Платон, как это известно, описал наше сознание метафорой пещеры — причем мы стоим спиной к входу и видим лишь тени, падающие на стену пещеры. Эти тени и дают пищу нашему сознанию. Когда мы вспоминаем эту метафору Платона, мы забываем существенную часть ее: а именно то, что же, собственно, отбрасывает тени на стены пещеры.
У Платона сказано буквально следующее: мимо пещеры проходят триумфальные процессии, и вот как раз именно тени, отброшенные этими шествиями, и есть идеи, питающие наше сознание. Платон даже описывает шум и звон, производимый цимбалами и конями — вот эту-то процессию и изобразил Андреа Мантенья.
Он проделал поразительную вещь: развернул зрителя лицом к тому, что отбрасывает тень, оказалось, что процессия, отбрасывающая тень — есть цивилизация. Мантенья заставил зрителя увидеть жестокость цивилизации, ее мощь и дряность одновременно — то есть, сделал то, о чем у Платона и речи нет — исследовал предмет, отбрасывающий тень, образующий сознание. Наше сознание соткано из теней, отброшенных вот этим шествием — ну, посмотрите внимательно, каково оно.
Существенно включить в анализ «Триумфов» современную Мантенье книгу — «Сны Полифила» Франческо Колонны, священника и проповедника, игравшего в то время роль, схожую с ролью Савонаролы — если иметь в виду степень воздействия на умы. «Сны Полифила» это книга о путешествии во сне, снящемся внутри сна — совершенно Платоновская последовательность развоплощения. Мантенья был верным читателем Колонны — в его поздних картинах есть прямые цитаты: скалы, разрушенные временем до облика чудовищ. И то, что наше сознание — есть путешествие в мире теней, то есть во сне, который снится, а сам сон это и есть цивилизация, — все это сказано весьма отчетливо.
Здесь любопытно вот что:
Понятие «тени» для античного и для христианского восприятия — нетождественны.

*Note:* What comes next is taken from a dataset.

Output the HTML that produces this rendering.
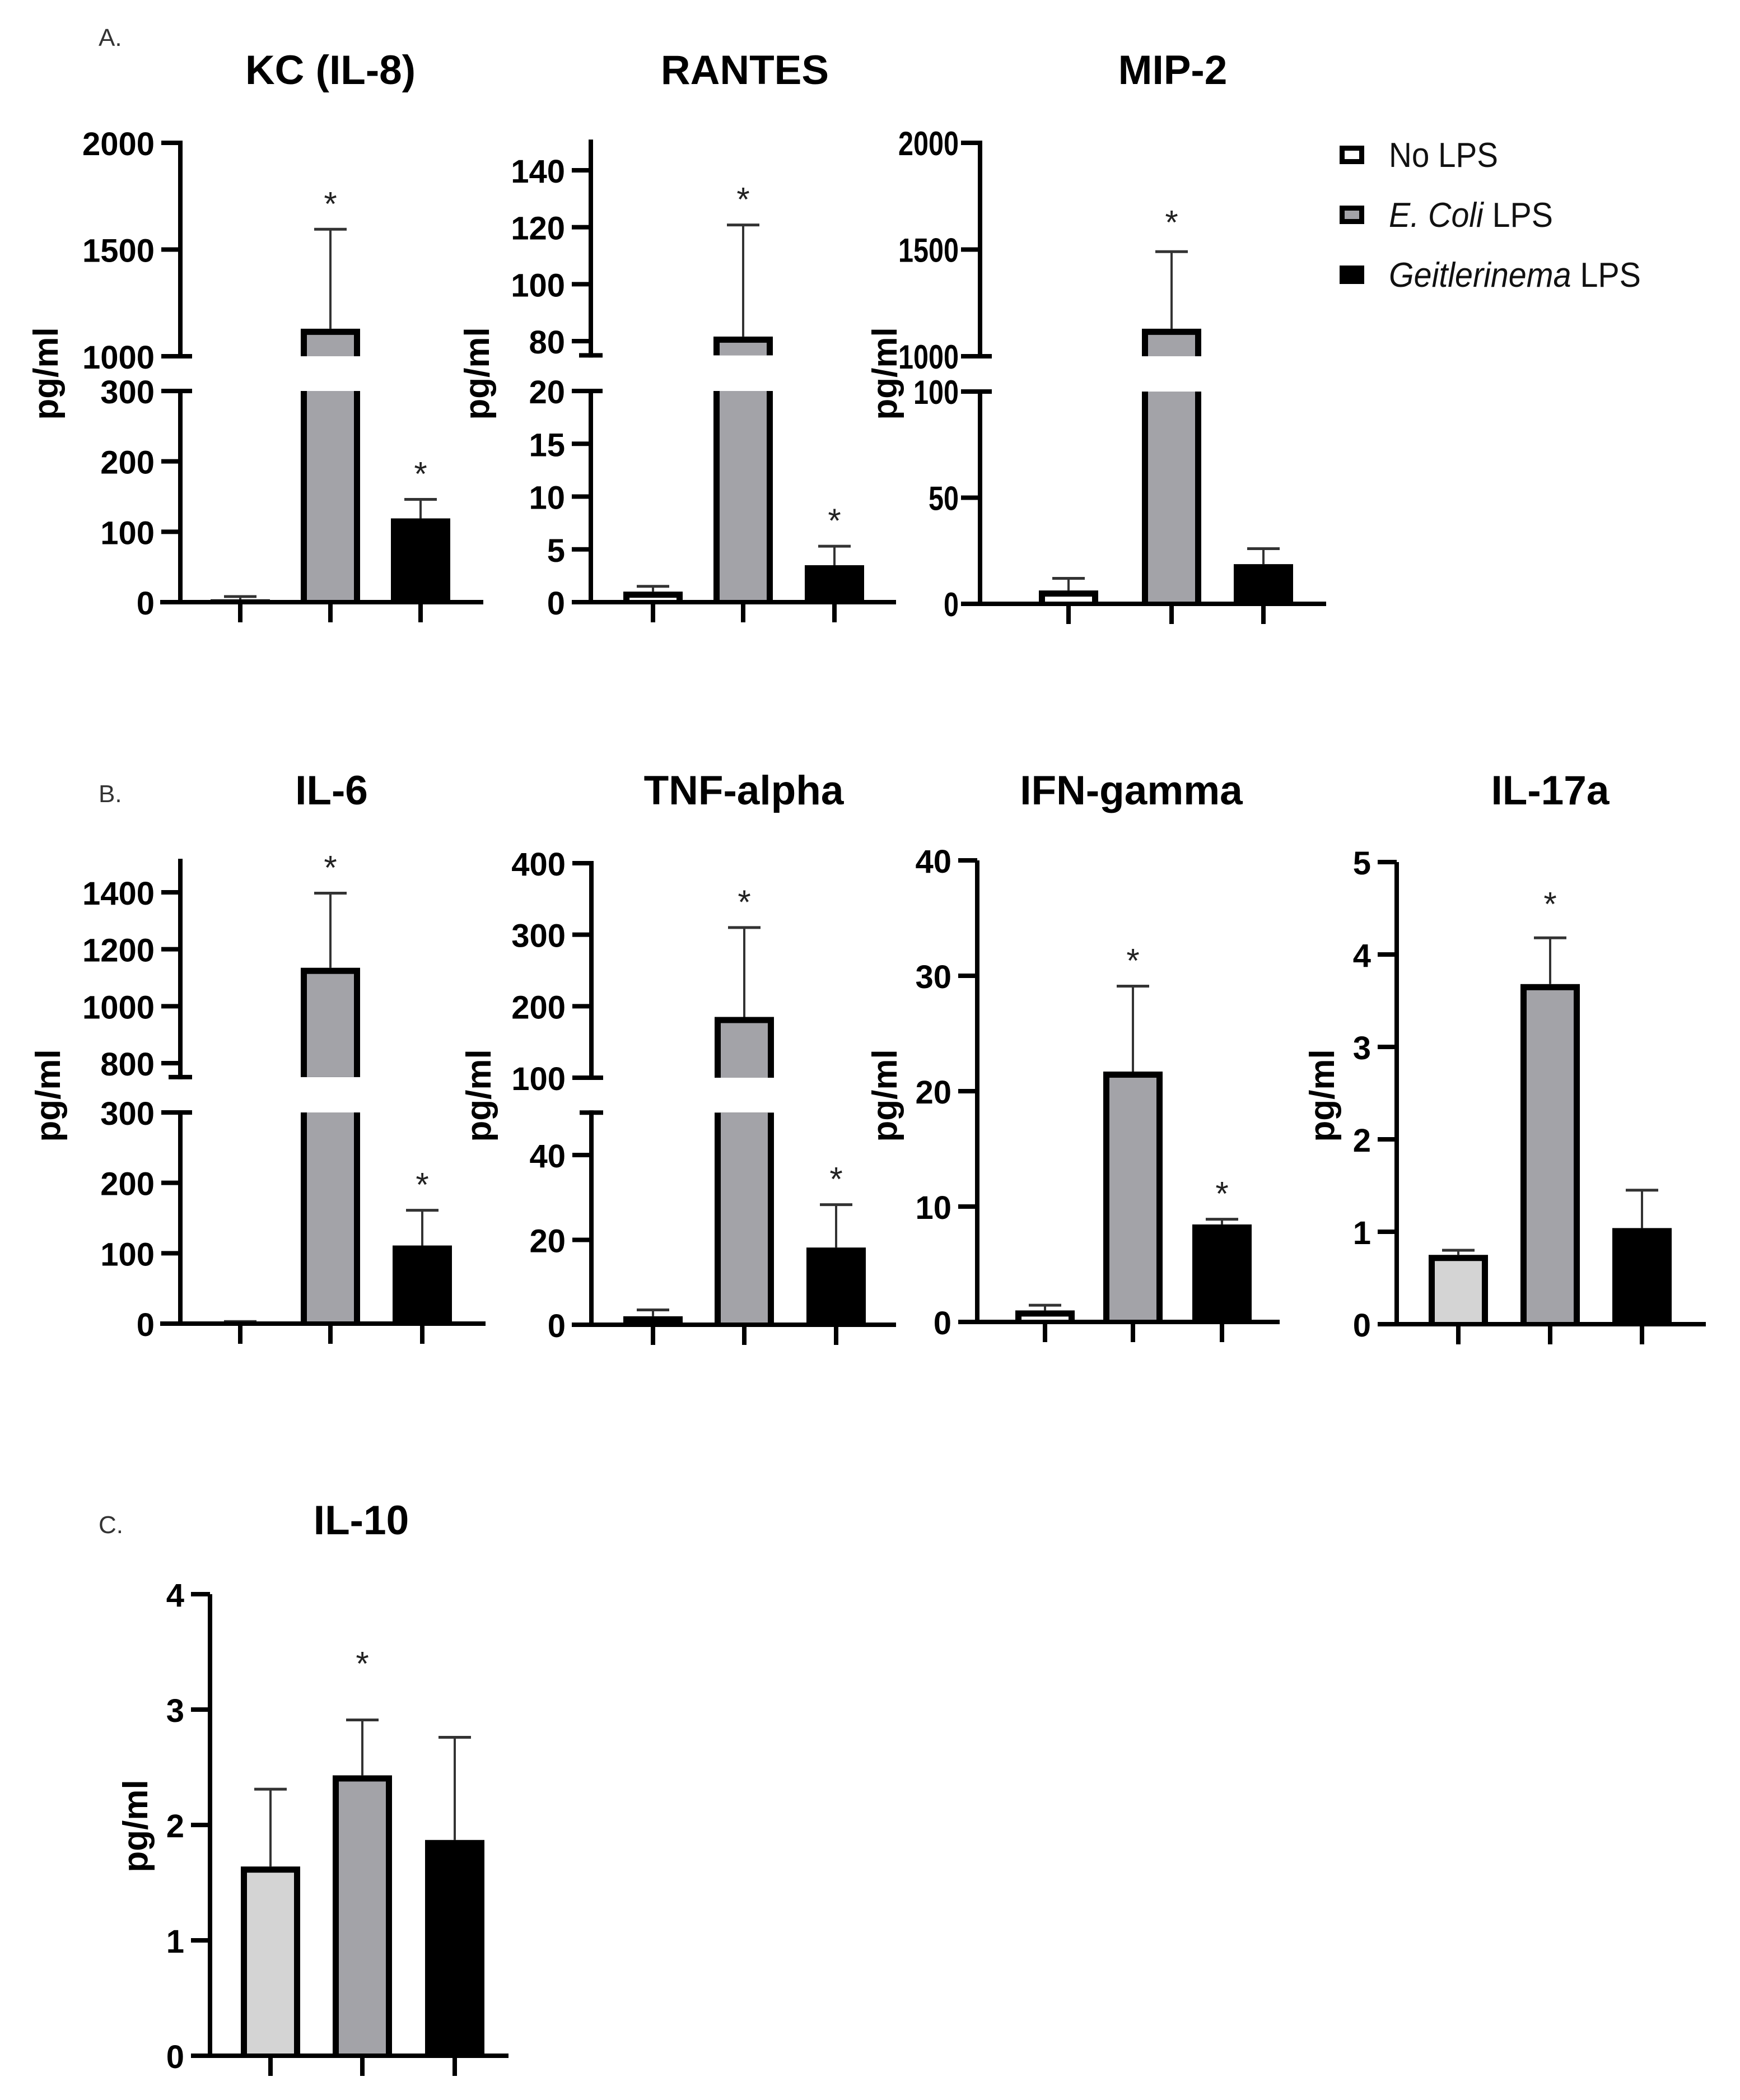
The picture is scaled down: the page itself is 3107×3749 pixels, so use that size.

Тень для Платона и тень для Фомы Аквинского — имеют очень разные значения. Природа тени трактуется в иконописи как злое начало — и тут нет двойного прочтения. Иконопись и живопись Возрождения до Пьеро дела Франческо тени вообще не знает: написать святого в тени или с ликом, измененным игрой светотени — это нонсенс. Скажем, в дантовской поэме «мир теней» не есть мир смыслов — смыслом являемся яркий свет. Данте, который постоянно разговаривает на темы платоновских диалогов, идеал представляет себе как ровное сияние — и войти в мир света его вожатый Вергилий (античный мудрец, которому смысл явлен в тенях) никак не может.